Oh sorry, that's a trap for 300.
-blarg
LOL!

Actually, a level 30 trap:
It's a giant orrey (you know, the things showing motion of planets)
Except:
It's whirling at a frenzied speed.
It's a far realms widget, so the orbs don't move in ordinary, euclidian geometry, but rather through higher dimensional space.
The orbs are actually spheres of annihalation.
It can sprout legs to chase you down ;)
Oh, and if you break it Great Cthulu appears and eats 1d4 adventurers per round :p
 

I hope they can find a way to make traps fun, no matter what the level.

Current problems:

1. "Guess the square" searching. Either your specialized trapsmith searches every single square (time-consuming and non-heroic) or the player (not the character) has to successfully guess which square might have a trap and declare his search.

Noticing a trap is there should be some sort of automatic roll.

2. One roll, one skill, one person contributing, encounter over. Compare that to an encounter with a monster.
 

The first thing that popped into my head on reading "What does a 30th level trap look like?" was a scene from the Lensman books where they killed a planet by placing two other planets on intersecting orbits so that all three planets collided with a big smoosh.

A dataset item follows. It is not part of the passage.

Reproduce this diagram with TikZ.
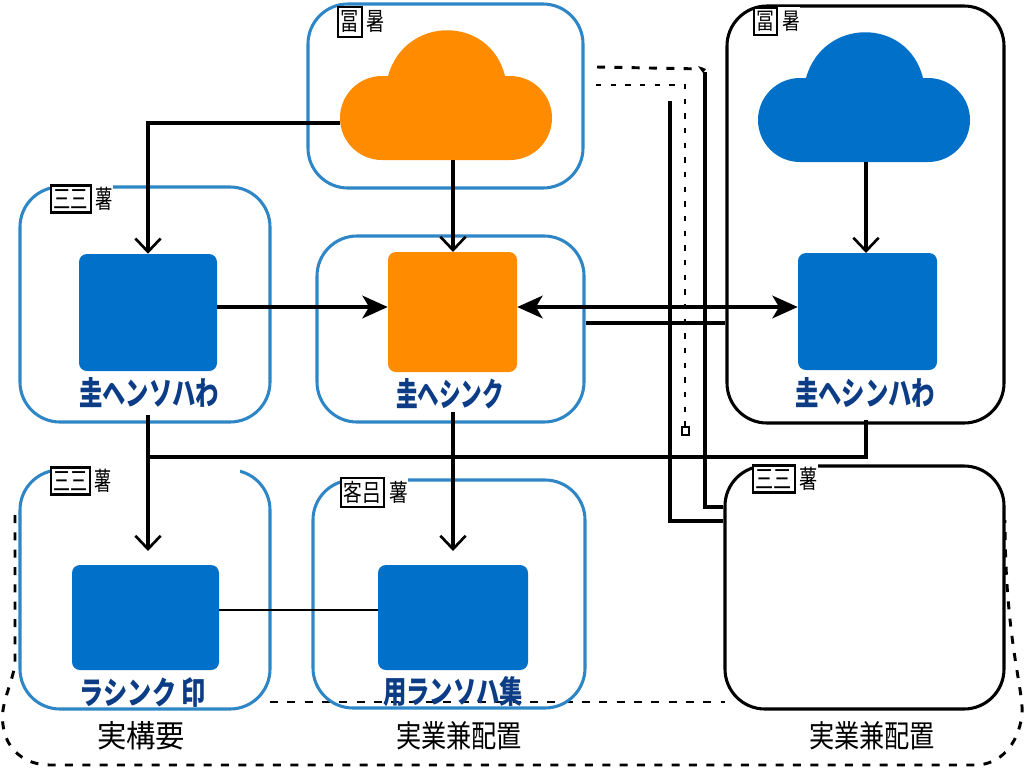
\documentclass[tikz,border=0pt]{standalone}
\usepackage{fontspec}
\setmainfont{Noto Sans CJK JP}
\usetikzlibrary{arrows.meta}
\definecolor{fillblue}{HTML}{0070C8}
\definecolor{fillorange}{HTML}{FF8C00}
\definecolor{edgeblue}{HTML}{2F86C6}
\definecolor{navy}{HTML}{0B3C85}
\tikzset{
  x=0.75pt,y=-0.75pt,
  framebox/.style={draw=#1,line width=2.3pt,rounded corners=30pt,inner sep=0pt},
  solidsq/.style={fill=#1,rounded corners=6pt,inner sep=0pt},
  conn/.style={draw=black,line width=2.3pt},
  openhead/.style={-{Straight Barb[length=10pt,width=19pt,line width=2pt]}},
  headend/.style={-{Stealth[length=19pt,width=17pt,inset=5pt]}},
  headboth/.style={{Stealth[length=19pt,width=17pt,inset=5pt]}-{Stealth[length=19pt,width=17pt,inset=5pt]}},
  dashline/.style={draw=black,line width=2.2pt,dash pattern=on 6pt off 7pt},
  tag/.style={inner sep=0pt,fill=white},
  captionblue/.style={inner sep=0pt,text=navy,font=\bfseries},
  captionblack/.style={inner sep=0pt,text=black},
}
\newdimen\pxunit \pxunit=0.75pt
\newcommand{\fitwh}[3]{\resizebox{#1\pxunit}{#2\pxunit}{#3}}
\newcommand{\boxedtag}[2]{{\setlength{\fboxsep}{1pt}\setlength{\fboxrule}{1pt}\fbox{#1}}#2}
\begin{document}
\begin{tikzpicture}
\useasboundingbox (0,0) rectangle (1024,768);
\fill[white] (0,0) rectangle (1024,768);

% outer dashed boundary
\coordinate (outerstart) at (15,515);
\coordinate (outerend) at (1005,520);
\draw[dashline] (outerstart) -- (15,665) .. controls (10,690) and (0,705) .. (3,725)
   .. controls (6,750) and (25,765) .. (50,765) -- (975,765)
   .. controls (1000,765) and (1018,745) .. (1022,715)
   .. controls (1024,690) and (1005,640) .. (outerend);
\coordinate (innerdashL) at (270,702);
\coordinate (innerdashR) at (725,702);
\draw[dashline] (innerdashL) -- (innerdashR);

% frames
\node[framebox=edgeblue,minimum width=275*0.75pt,minimum height=184*0.75pt] (topframe) at (445.5,96) {};
\node[framebox=edgeblue,minimum width=250*0.75pt,minimum height=235*0.75pt] (leftframe) at (145,304.5) {};
\node[framebox=edgeblue,minimum width=267*0.75pt,minimum height=186*0.75pt] (midframe) at (450.5,329) {};
\node[framebox=black,minimum width=277*0.75pt,minimum height=417*0.75pt] (rightframe) at (865.5,214.5) {};
\node[framebox=edgeblue,minimum width=250*0.75pt,minimum height=239*0.75pt] (lowleftframe) at (145,589.5) {};
\fill[white] (112,465) rectangle (240,475);
\node[framebox=edgeblue,minimum width=272*0.75pt,minimum height=228*0.75pt] (lowmidframe) at (449,594) {};
\node[framebox=black,minimum width=279*0.75pt,minimum height=243*0.75pt] (lowrightframe) at (864.5,587.5) {};

% clouds
\fill[fillorange] (340,118) arc[start angle=180,end angle=270,radius=31.5pt] -- (510,160) arc[start angle=-90,end angle=90,radius=31.5pt] -- (505,76) .. controls (490,15) and (405,15) .. (388,76) -- (382,76) arc[start angle=90,end angle=180,radius=31.5pt] -- cycle;
\fill[fillblue] (758,120) arc[start angle=180,end angle=270,radius=31.5pt] -- (928,162) arc[start angle=-90,end angle=90,radius=31.5pt] -- (923,78) .. controls (908,17) and (823,17) .. (806,78) -- (800,78) arc[start angle=90,end angle=180,radius=31.5pt] -- cycle;
\coordinate (cloudAwest) at (340,123);
\coordinate (cloudAsouth) at (453,160);
\coordinate (cloudBsouth) at (866,162);

% solid squares
\node[solidsq=fillblue,minimum width=138*0.75pt,minimum height=117*0.75pt] (sqleft) at (148,312.5) {};
\node[solidsq=fillorange,minimum width=129*0.75pt,minimum height=120*0.75pt] (sqmid) at (452.5,312) {};
\node[solidsq=fillblue,minimum width=139*0.75pt,minimum height=117*0.75pt] (sqright) at (867.5,311.5) {};
\node[solidsq=fillblue,minimum width=147*0.75pt,minimum height=105*0.75pt] (sqlowleft) at (145.5,617.5) {};
\node[solidsq=fillblue,minimum width=150*0.75pt,minimum height=105*0.75pt] (sqlowmid) at (453,617.5) {};

% helper levels
\coordinate (lvlA) at (0,307);
\coordinate (lvlB) at (0,610);
\coordinate (lvlC) at (0,323);
\coordinate (lvlD) at (0,521);
\coordinate (lvlE) at (0,507);

% connectors
\draw[conn,openhead] (cloudAwest) -- (148,123) -- (sqleft.north);
\draw[conn,openhead] (cloudAsouth) -- (453,252);
\draw[conn,headend] (sqleft.east |- lvlA) -- (sqmid.west |- lvlA);
\draw[conn,headboth] (sqmid.east |- lvlA) -- (sqright.west |- lvlA);
\draw[conn,openhead] (cloudBsouth) -- (866,253);
\coordinate (leftdrop) at (148,415);
\coordinate (middrop) at (453,412);
\coordinate (rightdrop) at (866,420);
\draw[conn,openhead] (leftdrop) -- (148,551);
\draw[conn,openhead] (middrop) -- (453,551);
\draw[conn] (148,457) -- (866,457) -- (rightdrop);
\draw[draw=black,line width=1.1pt] (sqlowleft.east |- lvlB) -- (sqlowmid.west |- lvlB);
\draw[conn] (midframe.east |- lvlC) -- (rightframe.west |- lvlC);
\coordinate (railAtop) at (670,101);
\coordinate (railBtop) at (705,72);
\draw[conn] (railAtop) -- (670,521) -- (lowrightframe.west |- lvlD);
\draw[conn] (railBtop) -- (705,507) -- (lowrightframe.west |- lvlE);

% dashed links
\coordinate (dashAstart) at (597,67);
\coordinate (dashAend) at (703,69);
\coordinate (dashBstart) at (596,85);
\coordinate (dashBend) at (685,432);
\draw[dashline] (dashAstart) -- (dashAend);
\fill[black] (698,66) -- (706,69) -- (703,73) -- cycle;
\draw[dashline,dash pattern=on 4pt off 7pt] (dashBstart) -- (685,85) -- (dashBend);
\draw[black,line width=1pt,fill=white] (682,427) rectangle (689,435);

% corner tags
\node[tag] (tagtop) at (361,22) {\fitwh{48}{25}{\boxedtag{冨}{ 暑}}};
\node[tag] (tagleft) at (81.5,199) {\fitwh{63}{24}{\boxedtag{三三}{ 薯}}};
\node[tag] (tagright) at (776.5,21.5) {\fitwh{47}{23}{\boxedtag{冨}{ 暑}}};
\node[tag] (taglowleft) at (81,481) {\fitwh{62}{24}{\boxedtag{三三}{ 薯}}};
\node[tag] (taglowmid) at (374,492.5) {\fitwh{68}{25}{\boxedtag{客吕}{ 薯}}};
\node[tag] (taglowright) at (785,479) {\fitwh{66}{24}{\boxedtag{三三}{ 薯}}};

% captions in frames
\node[captionblue] (capleft) at (149,393) {\fitwh{140}{28}{圭ヘンソハわ}};
\node[captionblue] (capmid) at (450,394) {\fitwh{108}{28}{圭ヘシンク}};
\node[captionblue] (capright) at (865,393) {\fitwh{140}{28}{圭ヘシンハわ}};
\node[captionblue] (caplowleft) at (143,692) {\fitwh{126}{27}{ラシンク 印}};
\node[captionblue] (caplowmid) at (453,692) {\fitwh{140}{27}{用ランソハ集}};

% captions below frames
\node[captionblack] (notelow) at (141,736) {\fitwh{88}{26}{実構要}};
\node[captionblack] (notemid) at (459,736) {\fitwh{126}{26}{実業兼配置}};
\node[captionblack] (noteright) at (872,736) {\fitwh{126}{26}{実業兼配置}};
\end{tikzpicture}
\end{document}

Now THATS a 30th level trap. :lol:
 

mmu1 said:
I dunno, really high-end traps always mess with my suspension of disbelief.

Doode, of all the things that *could* mess with one's suspension of disbelief in D&D, high-end traps have got to be near the bottom of the list. ;)
 

I just hope they severely reduce costs for traps. The multi-thousand gold piece costs for a hole covered with leaves were just completely stupid.